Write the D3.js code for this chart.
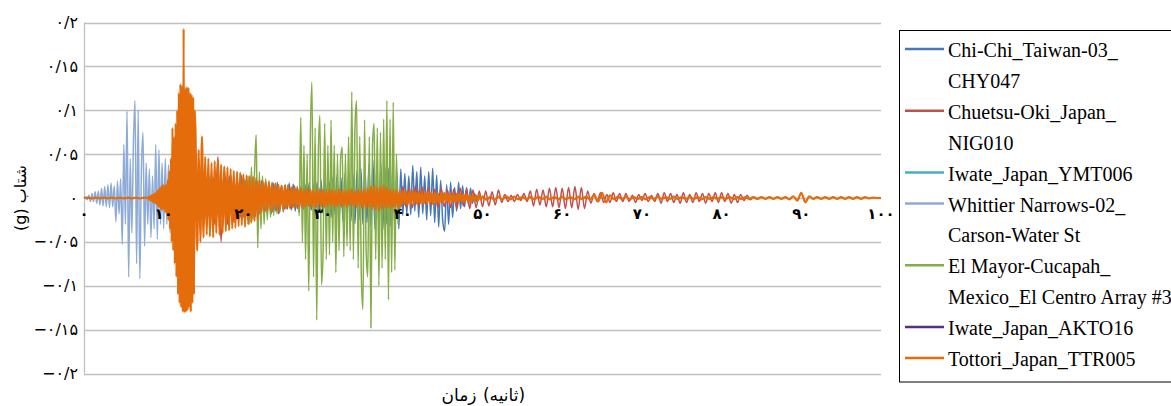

...

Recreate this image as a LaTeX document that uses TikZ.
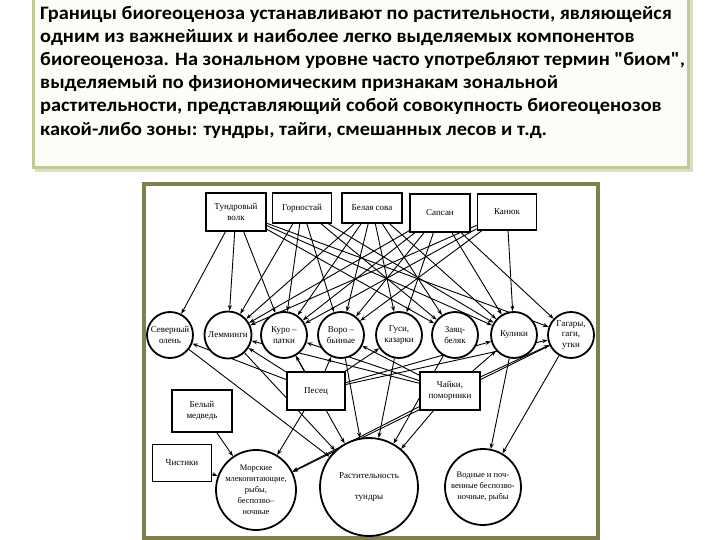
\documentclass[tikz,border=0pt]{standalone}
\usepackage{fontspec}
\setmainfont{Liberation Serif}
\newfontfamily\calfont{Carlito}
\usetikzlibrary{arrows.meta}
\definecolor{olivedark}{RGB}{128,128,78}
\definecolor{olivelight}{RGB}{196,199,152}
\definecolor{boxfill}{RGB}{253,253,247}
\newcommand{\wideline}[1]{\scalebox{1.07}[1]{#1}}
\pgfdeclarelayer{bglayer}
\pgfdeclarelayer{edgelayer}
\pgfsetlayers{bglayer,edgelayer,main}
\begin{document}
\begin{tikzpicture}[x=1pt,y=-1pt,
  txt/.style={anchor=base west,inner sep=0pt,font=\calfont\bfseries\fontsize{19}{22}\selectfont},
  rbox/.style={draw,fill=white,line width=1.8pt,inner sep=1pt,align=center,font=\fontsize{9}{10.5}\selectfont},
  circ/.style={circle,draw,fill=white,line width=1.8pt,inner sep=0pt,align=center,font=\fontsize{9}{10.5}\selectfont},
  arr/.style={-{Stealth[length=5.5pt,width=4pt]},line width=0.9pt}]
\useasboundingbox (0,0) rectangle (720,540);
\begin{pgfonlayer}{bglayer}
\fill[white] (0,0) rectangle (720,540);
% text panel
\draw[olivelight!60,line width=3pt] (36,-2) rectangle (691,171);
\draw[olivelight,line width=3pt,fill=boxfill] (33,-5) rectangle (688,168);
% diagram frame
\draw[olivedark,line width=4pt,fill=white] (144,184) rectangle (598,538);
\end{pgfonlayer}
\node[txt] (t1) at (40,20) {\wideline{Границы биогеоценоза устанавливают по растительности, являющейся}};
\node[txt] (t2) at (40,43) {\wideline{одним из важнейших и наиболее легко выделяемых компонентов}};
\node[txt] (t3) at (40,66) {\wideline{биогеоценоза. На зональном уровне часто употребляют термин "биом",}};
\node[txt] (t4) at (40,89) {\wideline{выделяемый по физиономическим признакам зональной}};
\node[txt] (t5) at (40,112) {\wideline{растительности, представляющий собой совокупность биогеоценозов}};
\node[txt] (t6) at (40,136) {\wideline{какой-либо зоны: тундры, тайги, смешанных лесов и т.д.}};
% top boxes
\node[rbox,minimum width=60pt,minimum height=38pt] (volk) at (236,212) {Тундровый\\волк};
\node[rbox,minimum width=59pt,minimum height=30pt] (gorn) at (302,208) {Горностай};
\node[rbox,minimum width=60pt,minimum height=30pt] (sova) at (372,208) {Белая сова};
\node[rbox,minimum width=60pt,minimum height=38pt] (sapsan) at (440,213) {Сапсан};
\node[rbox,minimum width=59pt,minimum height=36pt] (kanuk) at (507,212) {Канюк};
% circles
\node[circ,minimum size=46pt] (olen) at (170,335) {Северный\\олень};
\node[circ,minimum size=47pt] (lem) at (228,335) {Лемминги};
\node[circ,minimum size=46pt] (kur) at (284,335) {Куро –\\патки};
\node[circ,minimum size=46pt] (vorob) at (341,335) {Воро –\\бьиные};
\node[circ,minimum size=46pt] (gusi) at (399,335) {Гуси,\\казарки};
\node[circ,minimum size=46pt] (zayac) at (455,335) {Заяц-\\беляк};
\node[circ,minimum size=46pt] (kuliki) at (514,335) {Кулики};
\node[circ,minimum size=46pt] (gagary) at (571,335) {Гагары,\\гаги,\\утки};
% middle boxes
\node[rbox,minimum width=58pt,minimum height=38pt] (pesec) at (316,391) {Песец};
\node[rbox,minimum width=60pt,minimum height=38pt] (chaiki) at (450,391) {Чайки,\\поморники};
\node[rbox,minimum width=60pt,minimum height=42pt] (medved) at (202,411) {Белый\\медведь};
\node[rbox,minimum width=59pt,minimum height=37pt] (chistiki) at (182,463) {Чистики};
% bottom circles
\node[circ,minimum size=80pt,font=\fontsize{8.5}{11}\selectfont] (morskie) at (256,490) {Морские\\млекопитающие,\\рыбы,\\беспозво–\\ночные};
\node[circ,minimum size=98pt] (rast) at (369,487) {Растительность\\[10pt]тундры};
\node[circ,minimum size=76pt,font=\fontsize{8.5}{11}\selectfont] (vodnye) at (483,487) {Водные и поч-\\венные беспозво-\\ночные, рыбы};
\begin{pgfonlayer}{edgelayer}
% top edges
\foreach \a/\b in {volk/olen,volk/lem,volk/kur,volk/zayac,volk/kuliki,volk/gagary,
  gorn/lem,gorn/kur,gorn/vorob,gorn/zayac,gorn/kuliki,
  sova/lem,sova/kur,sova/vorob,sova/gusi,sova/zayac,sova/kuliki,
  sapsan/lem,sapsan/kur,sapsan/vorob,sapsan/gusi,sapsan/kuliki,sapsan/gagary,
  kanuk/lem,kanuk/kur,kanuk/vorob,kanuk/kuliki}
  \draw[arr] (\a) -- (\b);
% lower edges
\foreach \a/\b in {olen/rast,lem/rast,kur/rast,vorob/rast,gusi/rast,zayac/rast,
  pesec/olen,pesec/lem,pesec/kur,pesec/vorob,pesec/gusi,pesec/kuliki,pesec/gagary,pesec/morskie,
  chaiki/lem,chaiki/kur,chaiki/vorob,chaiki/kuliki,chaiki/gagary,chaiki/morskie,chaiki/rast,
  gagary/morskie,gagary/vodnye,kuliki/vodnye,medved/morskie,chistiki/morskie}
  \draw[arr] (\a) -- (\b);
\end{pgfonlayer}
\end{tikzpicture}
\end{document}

● WORK TO BE COMPLETED:
Pick out lines containing the word "this", each one as written.

● SOLVED EXERCISE:
Write the D3.js code for this chart.
Recreate this image as a LaTeX document that uses TikZ.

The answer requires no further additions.